> **WHAT THE TASK REQUIRES**
Copy the material that follows word for word and omit its pictures.
------------------------------------
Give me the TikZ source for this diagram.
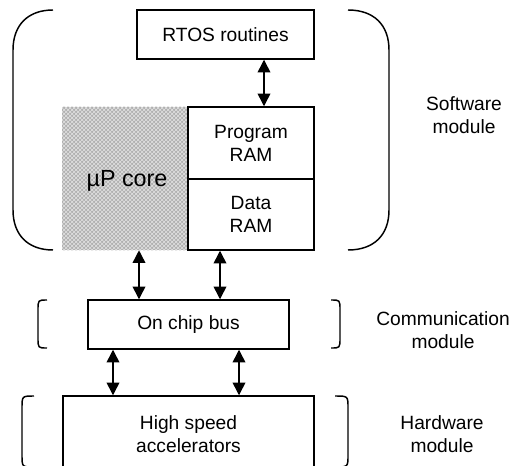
\documentclass[tikz,border=0pt]{standalone}
\usepackage{fontspec}
\setmainfont{Liberation Sans}
\usetikzlibrary{arrows.meta,patterns}
\begin{document}
\begin{tikzpicture}[x=0.75pt,y=-0.75pt,
  box/.style={draw=black,line width=1.1pt,fill=white,inner sep=0pt,align=center,
    font=\fontsize{14.4}{17.3}\selectfont},
  biarrow/.style={{Triangle[width=9.5pt,length=9.5pt]}-{Triangle[width=9.5pt,length=9.5pt]},line width=1.1pt},
  brace/.style={line width=1.1pt},
  lbl/.style={align=center,font=\fontsize{14.4}{17.3}\selectfont}]
\useasboundingbox (0,0) rectangle (516,466);
\clip (0,0) rectangle (516,466);
% boxes
\node[box,minimum width=132.75pt,minimum height=36.75pt] (rtos) at (225.5,34.5) {RTOS routines};
\node[inner sep=0pt,minimum width=94.5pt,minimum height=107.25pt,
  preaction={fill=gray!62},pattern=crosshatch,pattern color=gray!22] (core) at (125,178.5) {};
\node[font=\fontsize{17.5}{21}\selectfont] (coretext) at (127,181) {µP core};
\node[box,minimum width=94.5pt,minimum height=54pt] (pram) at (251,143) {Program\\RAM};
\node[box,minimum width=94.5pt,minimum height=53.25pt] (dram) at (251,214.5) {Data\\RAM};
\node[box,minimum width=150.75pt,minimum height=36.75pt] (bus) at (188.5,324.5) {On chip bus};
\node[box,minimum width=188.25pt,minimum height=57pt] (hw) at (188.5,434) {High speed\\accelerators};
% arrows
\draw[biarrow] (rtos.south -| 264,0) -- (pram.north -| 264,0);
\draw[biarrow] (core.south -| 139,0) -- (bus.north -| 139,0);
\draw[biarrow] (dram.south -| 220,0) -- (bus.north -| 220,0);
\draw[biarrow] (bus.south -| 113,0) -- (hw.north -| 113,0);
\draw[biarrow] (bus.south -| 239,0) -- (hw.north -| 239,0);
% brackets
\draw[brace] (53,10) .. controls (28,10) and (13,25) .. (13,50) -- (13,210) .. controls (13,235) and (28,250) .. (53,250);
\draw[brace] (348,10) .. controls (374,10) and (389,25) .. (389,50) -- (389,210) .. controls (389,235) and (374,250) .. (348,250);
\draw[brace] (47,300) .. controls (38,300) .. (38,310) -- (38,338) .. controls (38,348) .. (47,348);
\draw[brace] (331,300) .. controls (340,300) .. (340,310) -- (340,338) .. controls (340,348) .. (331,348);
\draw[brace] (34,396) .. controls (22,396) .. (22,408) -- (22,455) .. controls (22,467) .. (34,467);
\draw[brace] (335,396) .. controls (348,396) .. (348,408) -- (348,455) .. controls (348,467) .. (335,467);
% labels
\node[lbl] (sw) at (464,115) {Software\\module};
\node[lbl] (cm) at (443,330) {Communication\\module};
\node[lbl] (hm) at (442,434) {Hardware\\module};
\end{tikzpicture}
\end{document}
------------------------------------
> **SOLUTION TO THE PROBLEM**
Give me the TikZ source for this diagram.
\documentclass[tikz,border=0pt]{standalone}
\usepackage{fontspec}
\setmainfont{Liberation Sans}
\usetikzlibrary{arrows.meta,patterns}
\begin{document}
\begin{tikzpicture}[x=0.75pt,y=-0.75pt,
  box/.style={draw=black,line width=1.1pt,fill=white,inner sep=0pt,align=center,
    font=\fontsize{14.4}{17.3}\selectfont},
  biarrow/.style={{Triangle[width=9.5pt,length=9.5pt]}-{Triangle[width=9.5pt,length=9.5pt]},line width=1.1pt},
  brace/.style={line width=1.1pt},
  lbl/.style={align=center,font=\fontsize{14.4}{17.3}\selectfont}]
\useasboundingbox (0,0) rectangle (516,466);
\clip (0,0) rectangle (516,466);
% boxes
\node[box,minimum width=132.75pt,minimum height=36.75pt] (rtos) at (225.5,34.5) {RTOS routines};
\node[inner sep=0pt,minimum width=94.5pt,minimum height=107.25pt,
  preaction={fill=gray!62},pattern=crosshatch,pattern color=gray!22] (core) at (125,178.5) {};
\node[font=\fontsize{17.5}{21}\selectfont] (coretext) at (127,181) {µP core};
\node[box,minimum width=94.5pt,minimum height=54pt] (pram) at (251,143) {Program\\RAM};
\node[box,minimum width=94.5pt,minimum height=53.25pt] (dram) at (251,214.5) {Data\\RAM};
\node[box,minimum width=150.75pt,minimum height=36.75pt] (bus) at (188.5,324.5) {On chip bus};
\node[box,minimum width=188.25pt,minimum height=57pt] (hw) at (188.5,434) {High speed\\accelerators};
% arrows
\draw[biarrow] (rtos.south -| 264,0) -- (pram.north -| 264,0);
\draw[biarrow] (core.south -| 139,0) -- (bus.north -| 139,0);
\draw[biarrow] (dram.south -| 220,0) -- (bus.north -| 220,0);
\draw[biarrow] (bus.south -| 113,0) -- (hw.north -| 113,0);
\draw[biarrow] (bus.south -| 239,0) -- (hw.north -| 239,0);
% brackets
\draw[brace] (53,10) .. controls (28,10) and (13,25) .. (13,50) -- (13,210) .. controls (13,235) and (28,250) .. (53,250);
\draw[brace] (348,10) .. controls (374,10) and (389,25) .. (389,50) -- (389,210) .. controls (389,235) and (374,250) .. (348,250);
\draw[brace] (47,300) .. controls (38,300) .. (38,310) -- (38,338) .. controls (38,348) .. (47,348);
\draw[brace] (331,300) .. controls (340,300) .. (340,310) -- (340,338) .. controls (340,348) .. (331,348);
\draw[brace] (34,396) .. controls (22,396) .. (22,408) -- (22,455) .. controls (22,467) .. (34,467);
\draw[brace] (335,396) .. controls (348,396) .. (348,408) -- (348,455) .. controls (348,467) .. (335,467);
% labels
\node[lbl] (sw) at (464,115) {Software\\module};
\node[lbl] (cm) at (443,330) {Communication\\module};
\node[lbl] (hm) at (442,434) {Hardware\\module};
\end{tikzpicture}
\end{document}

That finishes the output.